12 Jan Google Ads releases industry & dimension in search audiences
Today while I was working on some campaigns I realized that Google Ads has released the possibility of selecting the size of the company and the macro-sector of activity of the user to target search audiences.
This is very interesting, despite the fact that no official announcement has been made (or I missed it), and is probably a first response to the much more detailed BtoB targeting offered by Microsoft-LinkedIN.
To set the new targets just edit the audience segments and enter the demographic targeting section “Who they are” & “Employment” and you will find the options now available (3 ranges for the size of the company and 9 macro-categories for the sector).
Regarding company size you can select:
- from 1 to 249 employees
- from 250 to 10.000 employees
- over 10.000 employees
Regarding industries at the moment you can select:
- construction
- education
- finance
- healthcare
- hospitality
- manufacturing
- real estate
- technology
I have checked the possibility to set these options in many accounts active in different geographic areas and so probably the feature has been released globally, but only for search & video based campaigns (Search, Discovery, Shopping standard & Video, at least at present time).
If you’re wondering how Google can identify these audiences, despite not having the data that LinkedIN has or not being able to track its users like Facebook does, they haven’t given any further detail.

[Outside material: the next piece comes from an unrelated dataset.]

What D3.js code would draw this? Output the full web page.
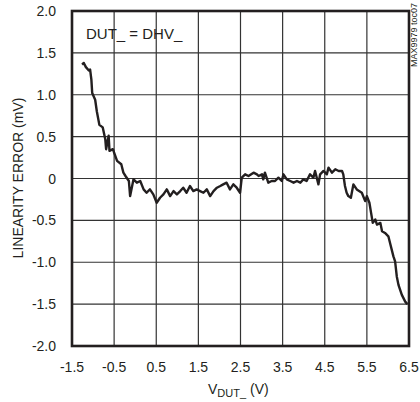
<!DOCTYPE html>
<html>
<head>
<meta charset="utf-8">
<script src="https://cdn.jsdelivr.net/npm/d3@7"></script>
<style>
  body { margin: 0; background: #fff; }
  text { font-family: "Liberation Sans", Arial, sans-serif; fill: #231f20; }
</style>
</head>
<body>
<script>
// linearity error vs VDUT_
var vdut = [-1.26, -1.22, -1.17, -1.10, -1.07, -1.04, -1.02, -0.95, -0.91, -0.85,
  -0.77, -0.71, -0.69, -0.63, -0.61, -0.53, -0.43, -0.33, -0.28, -0.23,
  -0.15, -0.12, -0.04, 0.04, 0.12, 0.20, 0.27, 0.35, 0.43, 0.51,
  0.59, 0.67, 0.75, 0.83, 0.91, 0.99, 1.07, 1.14, 1.22, 1.30,
  1.38, 1.46, 1.54, 1.62, 1.70, 1.78, 1.86, 1.94, 2.02, 2.09,
  2.17, 2.25, 2.33, 2.41, 2.49, 2.53, 2.61, 2.69, 2.81, 2.89,
  2.93, 3.01, 3.04, 3.08, 3.16, 3.24, 3.32, 3.40, 3.48, 3.52,
  3.60, 3.68, 3.76, 3.84, 3.92, 3.99, 4.07, 4.15, 4.23, 4.27,
  4.35, 4.39, 4.47, 4.55, 4.59, 4.67, 4.75, 4.83, 4.91, 4.94,
  4.98, 5.02, 5.06, 5.12, 5.18, 5.26, 5.38, 5.46, 5.50, 5.56,
  5.60, 5.64, 5.70, 5.74, 5.82, 5.86, 5.93, 6.01, 6.05, 6.13,
  6.17, 6.21, 6.25, 6.33, 6.41, 6.46];
var linErr = [1.36, 1.38, 1.33, 1.29, 1.30, 1.18, 1.02, 0.94, 0.80, 0.64,
  0.61, 0.47, 0.35, 0.51, 0.33, 0.35, 0.21, 0.17, 0.07, 0.03,
  -0.03, -0.21, -0.01, -0.05, -0.03, -0.13, -0.17, -0.13, -0.19, -0.29,
  -0.23, -0.19, -0.13, -0.21, -0.15, -0.19, -0.15, -0.11, -0.17, -0.09,
  -0.15, -0.13, -0.15, -0.17, -0.13, -0.21, -0.15, -0.11, -0.09, -0.07,
  -0.05, -0.13, -0.07, -0.11, -0.17, 0.01, 0.05, 0.03, 0.07, 0.05,
  0.03, 0.05, -0.01, 0.07, -0.05, -0.03, -0.03, 0.01, -0.03, 0.05,
  -0.01, -0.03, -0.05, -0.03, -0.05, -0.01, -0.03, 0.05, 0.01, 0.09,
  -0.07, 0.05, 0.09, 0.05, 0.13, 0.07, 0.11, 0.09, 0.09, 0.05,
  -0.09, -0.17, -0.21, -0.23, -0.07, -0.13, -0.17, -0.27, -0.21, -0.29,
  -0.41, -0.53, -0.49, -0.55, -0.53, -0.63, -0.65, -0.69, -0.77, -0.93,
  -0.99, -1.17, -1.27, -1.39, -1.47, -1.50];

var xTicks = [-1.5, -0.5, 0.5, 1.5, 2.5, 3.5, 4.5, 5.5, 6.5];
var yTicks = [2.0, 1.5, 1.0, 0.5, 0, -0.5, -1.0, -1.5, -2.0];

var W = 420, H = 402;
var pLeft = 72, pTop = 11, pRight = 409, pBottom = 346;

var svg = d3.select("body").append("svg")
  .attr("width", W)
  .attr("height", H);

var x = d3.scaleLinear().domain([-1.5, 6.5]).range([pLeft, pRight]);
var y = d3.scaleLinear().domain([-2, 2]).range([pBottom, pTop]);

//グリッド
svg.selectAll(".vg").data(xTicks).enter().append("line")
  .attr("x1", function(d){ return x(d); })
  .attr("x2", function(d){ return x(d); })
  .attr("y1", pTop).attr("y2", pBottom)
  .attr("stroke", "#333").attr("stroke-width", 1.2);
svg.selectAll(".hg").data(yTicks).enter().append("line")
  .attr("y1", function(d){ return y(d); })
  .attr("y2", function(d){ return y(d); })
  .attr("x1", pLeft).attr("x2", pRight)
  .attr("stroke", "#333").attr("stroke-width", 1.2);

//枠
svg.append("rect")
  .attr("x", pLeft).attr("y", pTop)
  .attr("width", pRight - pLeft).attr("height", pBottom - pTop)
  .attr("fill", "none").attr("stroke", "#231f20").attr("stroke-width", 2.6);

//目盛りラベル
svg.selectAll(".xl").data(xTicks).enter().append("text")
  .attr("x", function(d){ return x(d); })
  .attr("y", 372)
  .attr("text-anchor", "middle")
  .attr("font-size", 14)
  .text(function(d){ return d.toFixed(1); });
svg.selectAll(".yl").data(yTicks).enter().append("text")
  .attr("x", 56)
  .attr("y", function(d){ return y(d) + 5; })
  .attr("text-anchor", "end")
  .attr("font-size", 14)
  .text(function(d){ return d === 0 ? "0" : d.toFixed(1); });

//データ線
var pts = vdut.map(function(v, i){ return [v, linErr[i]]; });
svg.append("path")
  .datum(pts)
  .attr("d", d3.line().x(function(d){ return x(d[0]); }).y(function(d){ return y(d[1]); }))
  .attr("fill", "none")
  .attr("stroke", "#231f20")
  .attr("stroke-width", 2.4)
  .attr("stroke-linejoin", "round");

//ラベル
svg.append("text")
  .attr("x", 86).attr("y", 39)
  .attr("font-size", 15)
  .text("DUT_ = DHV_");

var xt = svg.append("text")
  .attr("x", 208).attr("y", 394)
  .attr("font-size", 14);
xt.append("tspan").text("V");
xt.append("tspan").attr("font-size", 11).attr("dy", 3).text("DUT_");
xt.append("tspan").attr("dy", -3).text(" (V)");

svg.append("text")
  .attr("transform", "translate(23,178) rotate(-90)")
  .attr("text-anchor", "middle")
  .attr("font-size", 14)
  .text("LINEARITY ERROR (mV)");

svg.append("text")
  .attr("transform", "translate(417,3) rotate(-90)")
  .attr("text-anchor", "end")
  .attr("font-size", 9)
  .text("MAX9979 toc07");
</script>
</body>
</html>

However, once you have isolated the search data of a certain group of medium-large companies certainly belonging to a specific sector, a multinational with Google’s analysis power is certainly able to derive recurring search patterns identifying its operators. In my opinion it’s the same process they have used to identify high-income people search behavior.
It is clear that this type of analysis can hardly give reliable results on “family” computers or PC used by many different people who work in completely different areas. But these are relatively limited cases within BtoB sector.
As for the company size, it is quite simple to derive it from the type of connection. If your traffic passes through a public server owned by a company that is not a connection provider, it is very likely that you work for a large company. Vice versa if you rely on a mass provider, you are probably in a SME.
It goes without saying how important these new audiences can be for Business to Business campaigns. Have you already tried them? Have you checked how they work?